What is needed
Word for word, quote all of the material, omitting the pictures.

Recorded information
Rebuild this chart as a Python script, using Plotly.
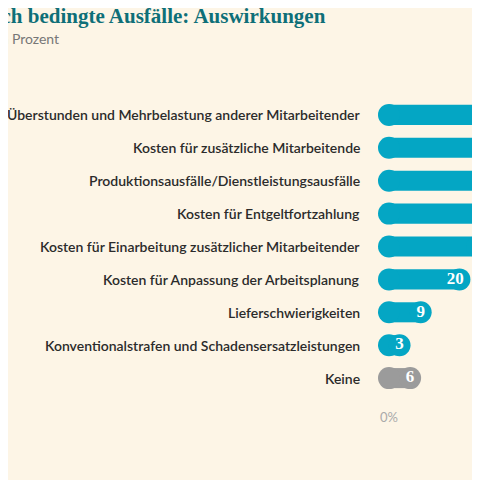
import plotly.graph_objects as go

categories = ["Überstunden und Mehrbelastung anderer Mitarbeitender",
              "Kosten für zusätzliche Mitarbeitende",
              "Produktionsausfälle/Dienstleistungsausfälle",
              "Kosten für Entgeltfortzahlung",
              "Kosten für Einarbeitung zusätzlicher Mitarbeitender",
              "Kosten für Anpassung der Arbeitsplanung",
              "Lieferschwierigkeiten",
              "Konventionalstrafen und Schadensersatzleistungen",
              "Keine"]
values = [48, 40, 34, 30, 25, 20, 9, 3, 6]
colors = ["#04a6c4"] * 8 + ["#9b9b9b"]
tick_vals = [0, 25]
tick_text = ["0%", "25"]

bg = "#fdf5e6"

fig = go.Figure()
fig.add_bar(y=categories, x=values, orientation="h", marker_color=colors,
            width=0.61, marker_line_width=0, hoverinfo="skip")
for xs in ([0] * len(values), values):
    fig.add_scatter(y=categories, x=xs, mode="markers", cliponaxis=False,
                    marker=dict(size=22, color=colors, line_width=0),
                    hoverinfo="skip", showlegend=False)
fig.add_scatter(y=categories, x=[v + 1.2 for v in values], mode="text",
                text=["<b>%d</b>" % v for v in values], textposition="middle left",
                cliponaxis=False,
                textfont=dict(family="Liberation Serif", size=17, color="white"),
                hoverinfo="skip", showlegend=False)

for c in categories:
    fig.add_annotation(x=-0.297, xref="paper", y=c, yref="y", text=c,
                       xanchor="right", showarrow=False,
                       font=dict(family="Lato", size=14, color="#2b2b2b", weight=600))

fig.add_annotation(x=-0.67, xref="paper", y=1.215, yref="paper",
                   text="<b>Psychisch bedingte Ausfälle: Auswirkungen</b>",
                   xanchor="right", yanchor="middle", showarrow=False,
                   font=dict(family="Liberation Serif", size=21, color="#0e6f78"))
fig.add_annotation(x=-3.6, xref="paper", y=1.143, yref="paper",
                   text="Angaben in Prozent", xanchor="right", yanchor="middle",
                   showarrow=False, font=dict(family="Lato", size=14, color="#777777"))

fig.update_layout(
    width=472, height=472, paper_bgcolor=bg, plot_bgcolor=bg,
    margin=dict(l=381, r=0, t=77, b=72), showlegend=False, barmode="overlay",
    xaxis=dict(range=[0, 25.85], tickvals=tick_vals, ticktext=tick_text,
               showgrid=True, gridcolor="#b5b0a6", gridwidth=1, zeroline=False,
               tickfont=dict(family="Lato", size=13, color="#aaaaaa")),
    yaxis=dict(autorange="reversed", showticklabels=False, showgrid=False),
)

fig.write_html("out.html")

Answer in full
Rebuild this chart as a Python script, using Plotly.
import plotly.graph_objects as go

categories = ["Überstunden und Mehrbelastung anderer Mitarbeitender",
              "Kosten für zusätzliche Mitarbeitende",
              "Produktionsausfälle/Dienstleistungsausfälle",
              "Kosten für Entgeltfortzahlung",
              "Kosten für Einarbeitung zusätzlicher Mitarbeitender",
              "Kosten für Anpassung der Arbeitsplanung",
              "Lieferschwierigkeiten",
              "Konventionalstrafen und Schadensersatzleistungen",
              "Keine"]
values = [48, 40, 34, 30, 25, 20, 9, 3, 6]
colors = ["#04a6c4"] * 8 + ["#9b9b9b"]
tick_vals = [0, 25]
tick_text = ["0%", "25"]

bg = "#fdf5e6"

fig = go.Figure()
fig.add_bar(y=categories, x=values, orientation="h", marker_color=colors,
            width=0.61, marker_line_width=0, hoverinfo="skip")
for xs in ([0] * len(values), values):
    fig.add_scatter(y=categories, x=xs, mode="markers", cliponaxis=False,
                    marker=dict(size=22, color=colors, line_width=0),
                    hoverinfo="skip", showlegend=False)
fig.add_scatter(y=categories, x=[v + 1.2 for v in values], mode="text",
                text=["<b>%d</b>" % v for v in values], textposition="middle left",
                cliponaxis=False,
                textfont=dict(family="Liberation Serif", size=17, color="white"),
                hoverinfo="skip", showlegend=False)

for c in categories:
    fig.add_annotation(x=-0.297, xref="paper", y=c, yref="y", text=c,
                       xanchor="right", showarrow=False,
                       font=dict(family="Lato", size=14, color="#2b2b2b", weight=600))

fig.add_annotation(x=-0.67, xref="paper", y=1.215, yref="paper",
                   text="<b>Psychisch bedingte Ausfälle: Auswirkungen</b>",
                   xanchor="right", yanchor="middle", showarrow=False,
                   font=dict(family="Liberation Serif", size=21, color="#0e6f78"))
fig.add_annotation(x=-3.6, xref="paper", y=1.143, yref="paper",
                   text="Angaben in Prozent", xanchor="right", yanchor="middle",
                   showarrow=False, font=dict(family="Lato", size=14, color="#777777"))

fig.update_layout(
    width=472, height=472, paper_bgcolor=bg, plot_bgcolor=bg,
    margin=dict(l=381, r=0, t=77, b=72), showlegend=False, barmode="overlay",
    xaxis=dict(range=[0, 25.85], tickvals=tick_vals, ticktext=tick_text,
               showgrid=True, gridcolor="#b5b0a6", gridwidth=1, zeroline=False,
               tickfont=dict(family="Lato", size=13, color="#aaaaaa")),
    yaxis=dict(autorange="reversed", showticklabels=False, showgrid=False),
)

fig.write_html("out.html")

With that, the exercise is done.